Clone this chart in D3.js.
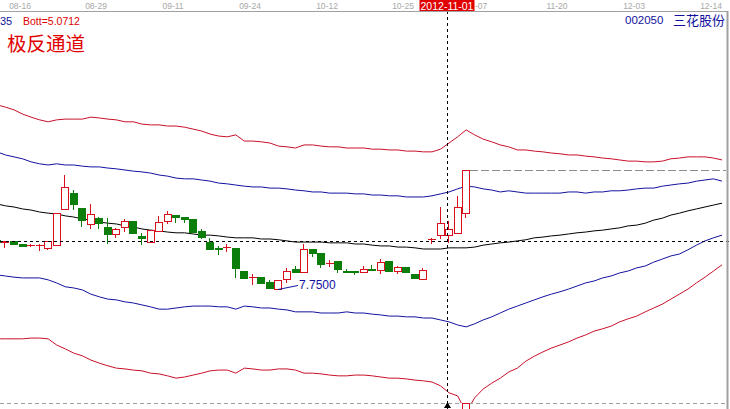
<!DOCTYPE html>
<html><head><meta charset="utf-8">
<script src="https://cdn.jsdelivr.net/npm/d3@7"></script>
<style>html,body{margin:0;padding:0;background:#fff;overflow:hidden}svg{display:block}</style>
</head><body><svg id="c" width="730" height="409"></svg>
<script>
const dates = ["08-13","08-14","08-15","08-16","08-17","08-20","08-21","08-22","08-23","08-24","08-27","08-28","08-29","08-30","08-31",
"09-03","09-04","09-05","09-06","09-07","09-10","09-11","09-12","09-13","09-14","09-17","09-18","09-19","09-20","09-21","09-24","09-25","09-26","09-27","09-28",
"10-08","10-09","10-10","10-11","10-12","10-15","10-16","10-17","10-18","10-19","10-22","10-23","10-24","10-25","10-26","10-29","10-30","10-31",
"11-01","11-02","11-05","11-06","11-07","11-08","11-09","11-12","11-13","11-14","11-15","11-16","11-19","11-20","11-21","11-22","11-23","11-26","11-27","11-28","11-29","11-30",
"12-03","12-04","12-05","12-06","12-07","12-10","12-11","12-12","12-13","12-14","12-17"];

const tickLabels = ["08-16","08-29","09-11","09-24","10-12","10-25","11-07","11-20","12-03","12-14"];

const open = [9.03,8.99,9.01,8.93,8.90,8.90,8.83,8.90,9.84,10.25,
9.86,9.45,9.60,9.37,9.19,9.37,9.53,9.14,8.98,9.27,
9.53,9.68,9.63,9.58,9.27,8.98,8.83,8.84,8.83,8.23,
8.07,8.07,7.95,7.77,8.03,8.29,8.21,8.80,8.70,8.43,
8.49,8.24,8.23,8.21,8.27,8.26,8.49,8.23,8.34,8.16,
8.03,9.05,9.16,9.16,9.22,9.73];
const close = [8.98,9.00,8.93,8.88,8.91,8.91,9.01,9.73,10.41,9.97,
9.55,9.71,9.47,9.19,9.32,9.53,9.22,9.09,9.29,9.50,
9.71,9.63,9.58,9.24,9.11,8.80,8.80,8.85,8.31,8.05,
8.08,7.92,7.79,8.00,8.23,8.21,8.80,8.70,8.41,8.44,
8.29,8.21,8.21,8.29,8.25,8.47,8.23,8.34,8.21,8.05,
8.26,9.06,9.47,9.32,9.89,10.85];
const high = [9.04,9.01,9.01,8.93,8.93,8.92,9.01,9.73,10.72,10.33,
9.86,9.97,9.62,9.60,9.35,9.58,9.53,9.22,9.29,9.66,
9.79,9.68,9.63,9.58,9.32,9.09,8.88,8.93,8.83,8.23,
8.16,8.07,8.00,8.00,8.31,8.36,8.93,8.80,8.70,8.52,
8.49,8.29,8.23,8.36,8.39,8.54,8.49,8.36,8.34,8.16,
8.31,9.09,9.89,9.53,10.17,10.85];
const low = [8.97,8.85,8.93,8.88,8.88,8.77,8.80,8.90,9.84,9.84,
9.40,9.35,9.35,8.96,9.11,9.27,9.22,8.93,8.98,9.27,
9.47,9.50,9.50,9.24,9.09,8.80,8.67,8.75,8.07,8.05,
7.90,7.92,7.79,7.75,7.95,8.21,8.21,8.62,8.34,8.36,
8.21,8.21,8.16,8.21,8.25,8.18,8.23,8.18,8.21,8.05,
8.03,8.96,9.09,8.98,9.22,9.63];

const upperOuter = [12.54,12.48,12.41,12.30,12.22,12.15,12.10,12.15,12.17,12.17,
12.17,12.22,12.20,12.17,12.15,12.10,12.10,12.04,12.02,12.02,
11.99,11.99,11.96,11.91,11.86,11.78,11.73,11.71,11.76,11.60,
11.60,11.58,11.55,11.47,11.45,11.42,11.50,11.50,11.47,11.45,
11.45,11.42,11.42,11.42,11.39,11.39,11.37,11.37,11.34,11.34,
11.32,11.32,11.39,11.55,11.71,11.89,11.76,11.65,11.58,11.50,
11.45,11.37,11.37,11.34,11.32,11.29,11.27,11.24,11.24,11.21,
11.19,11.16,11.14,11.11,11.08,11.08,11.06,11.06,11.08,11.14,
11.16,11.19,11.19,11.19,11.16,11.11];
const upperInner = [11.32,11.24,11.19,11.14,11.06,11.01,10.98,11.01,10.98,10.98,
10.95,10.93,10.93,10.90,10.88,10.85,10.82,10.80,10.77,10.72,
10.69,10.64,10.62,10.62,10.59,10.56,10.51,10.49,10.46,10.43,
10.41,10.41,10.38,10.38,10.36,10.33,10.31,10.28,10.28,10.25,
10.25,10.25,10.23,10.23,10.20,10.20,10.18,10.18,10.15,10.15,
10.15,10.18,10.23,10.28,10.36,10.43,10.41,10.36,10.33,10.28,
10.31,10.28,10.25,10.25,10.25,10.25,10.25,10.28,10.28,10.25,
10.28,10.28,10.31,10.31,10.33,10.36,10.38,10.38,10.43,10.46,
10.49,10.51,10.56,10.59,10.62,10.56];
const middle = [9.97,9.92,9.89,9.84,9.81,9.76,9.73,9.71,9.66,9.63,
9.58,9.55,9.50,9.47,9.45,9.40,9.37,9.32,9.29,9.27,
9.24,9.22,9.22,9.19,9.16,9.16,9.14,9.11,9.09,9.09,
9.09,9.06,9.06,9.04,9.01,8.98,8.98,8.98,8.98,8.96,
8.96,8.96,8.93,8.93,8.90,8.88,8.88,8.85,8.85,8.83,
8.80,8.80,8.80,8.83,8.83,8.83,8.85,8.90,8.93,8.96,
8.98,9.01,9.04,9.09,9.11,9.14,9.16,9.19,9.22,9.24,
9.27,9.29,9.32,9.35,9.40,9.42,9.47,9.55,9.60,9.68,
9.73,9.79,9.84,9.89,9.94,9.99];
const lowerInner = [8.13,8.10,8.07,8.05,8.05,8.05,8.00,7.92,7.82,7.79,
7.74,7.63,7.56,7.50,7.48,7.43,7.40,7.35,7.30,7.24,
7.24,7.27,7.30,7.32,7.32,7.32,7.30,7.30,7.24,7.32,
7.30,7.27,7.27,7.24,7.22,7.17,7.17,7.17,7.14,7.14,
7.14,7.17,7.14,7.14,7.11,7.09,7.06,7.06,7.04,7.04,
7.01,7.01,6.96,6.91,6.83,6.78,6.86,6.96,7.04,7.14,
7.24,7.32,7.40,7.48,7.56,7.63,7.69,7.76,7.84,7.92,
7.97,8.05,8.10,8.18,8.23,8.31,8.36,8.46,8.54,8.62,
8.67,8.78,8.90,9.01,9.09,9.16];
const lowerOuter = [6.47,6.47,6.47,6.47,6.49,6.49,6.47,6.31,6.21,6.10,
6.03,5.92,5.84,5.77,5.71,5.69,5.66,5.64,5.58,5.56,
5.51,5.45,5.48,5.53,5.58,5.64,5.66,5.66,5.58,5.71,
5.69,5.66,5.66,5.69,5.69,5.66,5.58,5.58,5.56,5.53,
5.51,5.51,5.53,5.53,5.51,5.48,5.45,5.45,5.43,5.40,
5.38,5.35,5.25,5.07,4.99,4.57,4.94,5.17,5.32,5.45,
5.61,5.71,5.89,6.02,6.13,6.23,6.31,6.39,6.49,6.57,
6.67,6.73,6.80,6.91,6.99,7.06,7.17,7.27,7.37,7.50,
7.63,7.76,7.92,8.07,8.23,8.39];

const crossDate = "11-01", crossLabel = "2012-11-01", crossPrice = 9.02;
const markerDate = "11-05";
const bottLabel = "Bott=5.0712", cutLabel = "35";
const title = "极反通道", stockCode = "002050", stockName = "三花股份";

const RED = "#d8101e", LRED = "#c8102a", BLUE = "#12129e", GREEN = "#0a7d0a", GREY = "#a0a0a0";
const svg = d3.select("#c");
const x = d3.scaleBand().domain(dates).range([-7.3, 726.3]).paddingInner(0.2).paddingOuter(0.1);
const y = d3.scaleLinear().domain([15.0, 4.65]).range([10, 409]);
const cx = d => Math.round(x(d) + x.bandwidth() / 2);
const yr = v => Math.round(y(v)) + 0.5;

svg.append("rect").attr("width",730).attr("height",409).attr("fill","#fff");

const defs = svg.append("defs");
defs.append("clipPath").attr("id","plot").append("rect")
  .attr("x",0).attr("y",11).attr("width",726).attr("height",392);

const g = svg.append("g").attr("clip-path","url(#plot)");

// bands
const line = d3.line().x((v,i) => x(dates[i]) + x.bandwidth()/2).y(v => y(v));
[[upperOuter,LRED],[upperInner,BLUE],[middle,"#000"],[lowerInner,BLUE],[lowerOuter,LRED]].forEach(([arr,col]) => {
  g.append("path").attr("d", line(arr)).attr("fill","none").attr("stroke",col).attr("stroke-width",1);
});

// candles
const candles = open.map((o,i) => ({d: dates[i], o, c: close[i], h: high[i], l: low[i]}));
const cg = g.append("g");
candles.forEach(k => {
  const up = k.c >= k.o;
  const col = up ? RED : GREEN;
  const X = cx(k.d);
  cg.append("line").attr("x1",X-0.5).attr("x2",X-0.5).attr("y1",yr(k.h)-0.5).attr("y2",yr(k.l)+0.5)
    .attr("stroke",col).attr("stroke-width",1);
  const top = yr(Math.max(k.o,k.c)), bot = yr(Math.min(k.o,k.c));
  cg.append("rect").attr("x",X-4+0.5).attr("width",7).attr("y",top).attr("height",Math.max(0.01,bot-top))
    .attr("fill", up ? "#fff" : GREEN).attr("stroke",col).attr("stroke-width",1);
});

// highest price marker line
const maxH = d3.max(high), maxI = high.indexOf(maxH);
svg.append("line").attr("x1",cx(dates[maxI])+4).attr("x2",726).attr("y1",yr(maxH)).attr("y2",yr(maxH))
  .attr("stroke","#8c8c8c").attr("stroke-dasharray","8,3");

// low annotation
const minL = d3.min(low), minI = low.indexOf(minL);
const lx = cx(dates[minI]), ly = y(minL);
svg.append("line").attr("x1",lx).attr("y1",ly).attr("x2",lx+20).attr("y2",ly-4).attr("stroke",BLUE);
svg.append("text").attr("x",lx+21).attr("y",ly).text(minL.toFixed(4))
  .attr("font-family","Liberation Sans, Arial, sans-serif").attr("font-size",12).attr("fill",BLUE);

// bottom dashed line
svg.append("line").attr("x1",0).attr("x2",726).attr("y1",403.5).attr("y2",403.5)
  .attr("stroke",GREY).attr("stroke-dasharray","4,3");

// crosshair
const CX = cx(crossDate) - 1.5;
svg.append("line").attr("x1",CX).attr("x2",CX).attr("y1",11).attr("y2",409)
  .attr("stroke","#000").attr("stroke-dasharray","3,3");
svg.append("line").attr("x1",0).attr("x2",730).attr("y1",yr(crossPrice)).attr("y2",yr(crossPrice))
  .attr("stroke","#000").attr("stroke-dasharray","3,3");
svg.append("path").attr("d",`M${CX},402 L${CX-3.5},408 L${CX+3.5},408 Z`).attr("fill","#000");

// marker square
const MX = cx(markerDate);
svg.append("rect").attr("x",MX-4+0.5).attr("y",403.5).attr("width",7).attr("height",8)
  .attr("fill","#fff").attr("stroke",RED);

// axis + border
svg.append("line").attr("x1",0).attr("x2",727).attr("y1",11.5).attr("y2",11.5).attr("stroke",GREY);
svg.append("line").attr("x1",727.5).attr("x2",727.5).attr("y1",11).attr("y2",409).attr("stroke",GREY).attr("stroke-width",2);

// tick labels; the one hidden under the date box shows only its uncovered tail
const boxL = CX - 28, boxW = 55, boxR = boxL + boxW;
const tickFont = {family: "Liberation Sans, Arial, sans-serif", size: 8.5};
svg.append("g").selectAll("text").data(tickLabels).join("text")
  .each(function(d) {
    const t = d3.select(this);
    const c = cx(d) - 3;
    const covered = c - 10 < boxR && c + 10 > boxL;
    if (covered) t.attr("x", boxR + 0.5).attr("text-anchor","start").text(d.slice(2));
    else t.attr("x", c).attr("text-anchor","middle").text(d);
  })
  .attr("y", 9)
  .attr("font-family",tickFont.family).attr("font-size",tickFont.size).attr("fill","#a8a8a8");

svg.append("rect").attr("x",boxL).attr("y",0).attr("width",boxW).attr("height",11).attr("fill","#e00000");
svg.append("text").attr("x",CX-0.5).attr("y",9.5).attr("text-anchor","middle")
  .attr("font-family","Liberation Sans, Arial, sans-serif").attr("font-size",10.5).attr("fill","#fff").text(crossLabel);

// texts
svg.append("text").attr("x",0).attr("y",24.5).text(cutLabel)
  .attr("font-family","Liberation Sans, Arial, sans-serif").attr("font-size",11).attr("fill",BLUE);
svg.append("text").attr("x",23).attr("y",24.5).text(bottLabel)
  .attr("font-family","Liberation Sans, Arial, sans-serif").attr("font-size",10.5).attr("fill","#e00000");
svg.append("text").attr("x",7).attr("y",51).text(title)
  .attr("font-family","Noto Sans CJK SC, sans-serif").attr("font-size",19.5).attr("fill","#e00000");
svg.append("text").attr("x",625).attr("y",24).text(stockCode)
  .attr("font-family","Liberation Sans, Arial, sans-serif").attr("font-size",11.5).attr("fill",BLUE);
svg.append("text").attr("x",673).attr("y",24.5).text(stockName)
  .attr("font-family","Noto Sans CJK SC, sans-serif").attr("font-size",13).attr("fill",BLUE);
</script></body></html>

### JOB
Isolate each line of the listing above that includes "this". Copy it.

### FINISHED TASK
Clone this chart in D3.js.
    const t = d3.select(this);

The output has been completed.